**Objective:** Quote the data exactly, first line to the line containing "color='#333333', ha='center', va='center')", with no pictures.
START
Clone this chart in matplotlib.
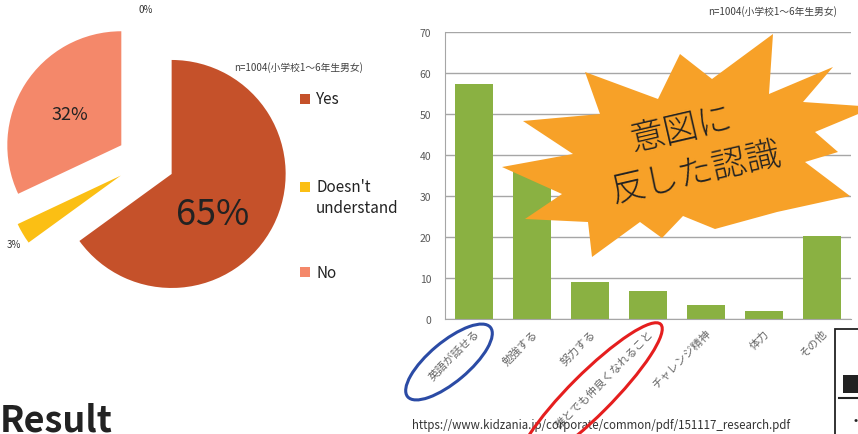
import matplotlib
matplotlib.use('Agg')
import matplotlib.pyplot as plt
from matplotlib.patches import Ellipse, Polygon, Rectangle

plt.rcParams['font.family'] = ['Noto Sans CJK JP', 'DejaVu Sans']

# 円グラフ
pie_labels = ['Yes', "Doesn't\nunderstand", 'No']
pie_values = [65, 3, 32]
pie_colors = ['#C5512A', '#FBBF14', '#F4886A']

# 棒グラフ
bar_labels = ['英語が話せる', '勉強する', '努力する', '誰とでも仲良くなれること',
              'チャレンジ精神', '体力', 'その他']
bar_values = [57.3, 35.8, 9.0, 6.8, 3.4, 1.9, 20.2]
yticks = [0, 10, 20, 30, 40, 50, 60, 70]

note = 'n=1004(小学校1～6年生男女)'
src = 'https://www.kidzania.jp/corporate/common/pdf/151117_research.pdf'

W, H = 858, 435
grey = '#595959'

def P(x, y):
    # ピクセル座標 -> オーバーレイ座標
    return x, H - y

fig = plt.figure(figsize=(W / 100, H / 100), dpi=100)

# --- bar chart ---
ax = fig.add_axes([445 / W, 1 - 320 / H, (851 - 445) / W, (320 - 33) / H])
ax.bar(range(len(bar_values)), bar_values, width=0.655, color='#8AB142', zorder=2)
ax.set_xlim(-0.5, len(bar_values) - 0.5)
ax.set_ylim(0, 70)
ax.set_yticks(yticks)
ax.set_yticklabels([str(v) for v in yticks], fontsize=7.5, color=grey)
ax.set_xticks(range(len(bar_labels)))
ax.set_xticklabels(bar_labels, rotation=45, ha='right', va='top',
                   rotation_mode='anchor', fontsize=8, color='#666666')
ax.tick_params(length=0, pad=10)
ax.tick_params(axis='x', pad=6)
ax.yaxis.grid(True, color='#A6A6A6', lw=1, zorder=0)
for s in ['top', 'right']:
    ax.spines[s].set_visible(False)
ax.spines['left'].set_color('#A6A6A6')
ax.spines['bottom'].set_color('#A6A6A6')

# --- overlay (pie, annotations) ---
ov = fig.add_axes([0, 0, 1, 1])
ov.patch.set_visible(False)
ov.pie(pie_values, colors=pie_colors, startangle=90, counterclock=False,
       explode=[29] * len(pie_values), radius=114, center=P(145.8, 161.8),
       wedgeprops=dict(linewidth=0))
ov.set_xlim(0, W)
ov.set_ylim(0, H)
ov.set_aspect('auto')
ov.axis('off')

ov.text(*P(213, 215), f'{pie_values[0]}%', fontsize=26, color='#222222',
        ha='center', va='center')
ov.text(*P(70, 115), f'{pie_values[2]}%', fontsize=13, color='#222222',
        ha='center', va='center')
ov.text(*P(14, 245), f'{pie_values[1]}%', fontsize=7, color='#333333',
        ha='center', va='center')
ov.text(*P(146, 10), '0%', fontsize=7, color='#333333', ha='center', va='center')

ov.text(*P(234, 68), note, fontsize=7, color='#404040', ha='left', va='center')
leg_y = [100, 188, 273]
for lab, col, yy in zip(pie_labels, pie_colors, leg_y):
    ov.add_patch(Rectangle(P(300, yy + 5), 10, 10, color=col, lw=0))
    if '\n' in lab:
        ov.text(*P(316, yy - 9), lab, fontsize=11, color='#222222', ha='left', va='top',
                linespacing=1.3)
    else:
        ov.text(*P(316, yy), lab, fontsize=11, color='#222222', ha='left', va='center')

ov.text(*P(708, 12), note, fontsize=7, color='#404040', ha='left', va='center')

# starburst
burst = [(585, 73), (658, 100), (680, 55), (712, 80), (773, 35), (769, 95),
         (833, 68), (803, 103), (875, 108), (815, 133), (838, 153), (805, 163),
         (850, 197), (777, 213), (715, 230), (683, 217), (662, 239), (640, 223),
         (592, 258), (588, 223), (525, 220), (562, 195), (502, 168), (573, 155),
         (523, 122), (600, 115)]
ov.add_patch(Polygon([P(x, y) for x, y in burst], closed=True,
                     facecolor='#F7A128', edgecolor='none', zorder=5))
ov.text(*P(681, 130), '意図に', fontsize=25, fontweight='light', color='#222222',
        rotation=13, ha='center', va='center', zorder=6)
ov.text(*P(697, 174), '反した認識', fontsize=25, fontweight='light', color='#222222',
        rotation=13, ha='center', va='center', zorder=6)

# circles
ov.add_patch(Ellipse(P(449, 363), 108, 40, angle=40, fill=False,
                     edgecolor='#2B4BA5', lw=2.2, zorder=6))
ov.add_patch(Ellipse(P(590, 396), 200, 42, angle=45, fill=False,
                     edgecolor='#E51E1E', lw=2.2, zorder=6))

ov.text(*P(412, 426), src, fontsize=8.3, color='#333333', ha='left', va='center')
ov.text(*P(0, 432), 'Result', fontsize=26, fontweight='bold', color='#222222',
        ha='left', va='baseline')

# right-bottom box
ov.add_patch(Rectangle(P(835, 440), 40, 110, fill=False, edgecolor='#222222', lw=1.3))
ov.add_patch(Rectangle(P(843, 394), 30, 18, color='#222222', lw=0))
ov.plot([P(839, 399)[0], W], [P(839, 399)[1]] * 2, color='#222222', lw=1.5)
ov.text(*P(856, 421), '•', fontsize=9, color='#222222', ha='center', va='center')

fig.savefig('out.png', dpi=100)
END
**Correct response:**
Clone this chart in matplotlib.
import matplotlib
matplotlib.use('Agg')
import matplotlib.pyplot as plt
from matplotlib.patches import Ellipse, Polygon, Rectangle

plt.rcParams['font.family'] = ['Noto Sans CJK JP', 'DejaVu Sans']

# 円グラフ
pie_labels = ['Yes', "Doesn't\nunderstand", 'No']
pie_values = [65, 3, 32]
pie_colors = ['#C5512A', '#FBBF14', '#F4886A']

# 棒グラフ
bar_labels = ['英語が話せる', '勉強する', '努力する', '誰とでも仲良くなれること',
              'チャレンジ精神', '体力', 'その他']
bar_values = [57.3, 35.8, 9.0, 6.8, 3.4, 1.9, 20.2]
yticks = [0, 10, 20, 30, 40, 50, 60, 70]

note = 'n=1004(小学校1～6年生男女)'
src = 'https://www.kidzania.jp/corporate/common/pdf/151117_research.pdf'

W, H = 858, 435
grey = '#595959'

def P(x, y):
    # ピクセル座標 -> オーバーレイ座標
    return x, H - y

fig = plt.figure(figsize=(W / 100, H / 100), dpi=100)

# --- bar chart ---
ax = fig.add_axes([445 / W, 1 - 320 / H, (851 - 445) / W, (320 - 33) / H])
ax.bar(range(len(bar_values)), bar_values, width=0.655, color='#8AB142', zorder=2)
ax.set_xlim(-0.5, len(bar_values) - 0.5)
ax.set_ylim(0, 70)
ax.set_yticks(yticks)
ax.set_yticklabels([str(v) for v in yticks], fontsize=7.5, color=grey)
ax.set_xticks(range(len(bar_labels)))
ax.set_xticklabels(bar_labels, rotation=45, ha='right', va='top',
                   rotation_mode='anchor', fontsize=8, color='#666666')
ax.tick_params(length=0, pad=10)
ax.tick_params(axis='x', pad=6)
ax.yaxis.grid(True, color='#A6A6A6', lw=1, zorder=0)
for s in ['top', 'right']:
    ax.spines[s].set_visible(False)
ax.spines['left'].set_color('#A6A6A6')
ax.spines['bottom'].set_color('#A6A6A6')

# --- overlay (pie, annotations) ---
ov = fig.add_axes([0, 0, 1, 1])
ov.patch.set_visible(False)
ov.pie(pie_values, colors=pie_colors, startangle=90, counterclock=False,
       explode=[29] * len(pie_values), radius=114, center=P(145.8, 161.8),
       wedgeprops=dict(linewidth=0))
ov.set_xlim(0, W)
ov.set_ylim(0, H)
ov.set_aspect('auto')
ov.axis('off')

ov.text(*P(213, 215), f'{pie_values[0]}%', fontsize=26, color='#222222',
        ha='center', va='center')
ov.text(*P(70, 115), f'{pie_values[2]}%', fontsize=13, color='#222222',
        ha='center', va='center')
ov.text(*P(14, 245), f'{pie_values[1]}%', fontsize=7, color='#333333',
        ha='center', va='center')
ov.text(*P(146, 10), '0%', fontsize=7, color='#333333', ha='center', va='center')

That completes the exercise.